Mr. Spence believes that publishing is emerging from a period when “there was a flurry of cancellations and fears of cancellations.”  

In January 2021, 500 American authors and literary professionals signed a letter calling on publishers not to sign book deals with members of the Trump administration. The letter was written by the author Barry Lyga and signed by such writers as Celeste Ng, Holly Black, and Chuck Wendig.

Titled “no book deals for traitors,” it argued that “publishing has chased the money and notoriety of some pretty sketchy people, and has granted those same people both the imprimatur of respectability and a lot of money through sweetheart book deals.”

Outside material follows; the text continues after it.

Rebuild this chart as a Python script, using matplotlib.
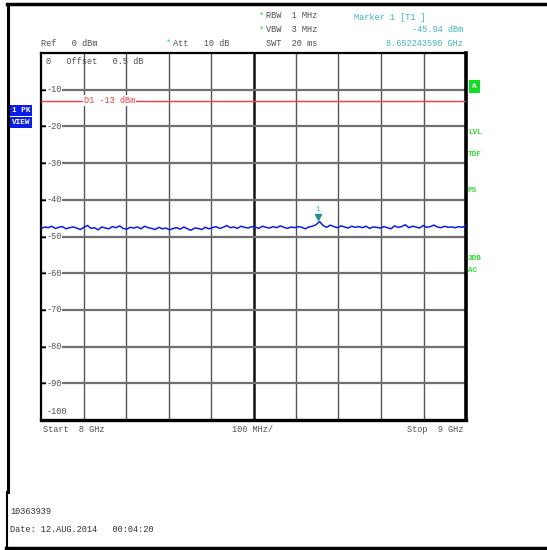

Mr. Lyga told Publishers Weekly: “Traditionally, members of an outgoing administration can — and do — rely on the cushion of a fat book contract with a healthy advance. In the case of the Trump administration and its history of outrages, lies, and incitement to insurrection, we cannot allow this to stand. No one should be enriched for their contribution to evil.”

Mr. Spence found it appalling. “Several hundred self-described ‘publishing professionals,’ mostly youngsters, issued their own woke fatwah denouncing everyone affiliated in any way with the Trump administration,” he says. Their statement “identified a class of persons who were to be blacklisted because of their presumed connection with unfavored political views.”

“Remind me,” he says, “didn’t we used to have a name for that sort of behavior?”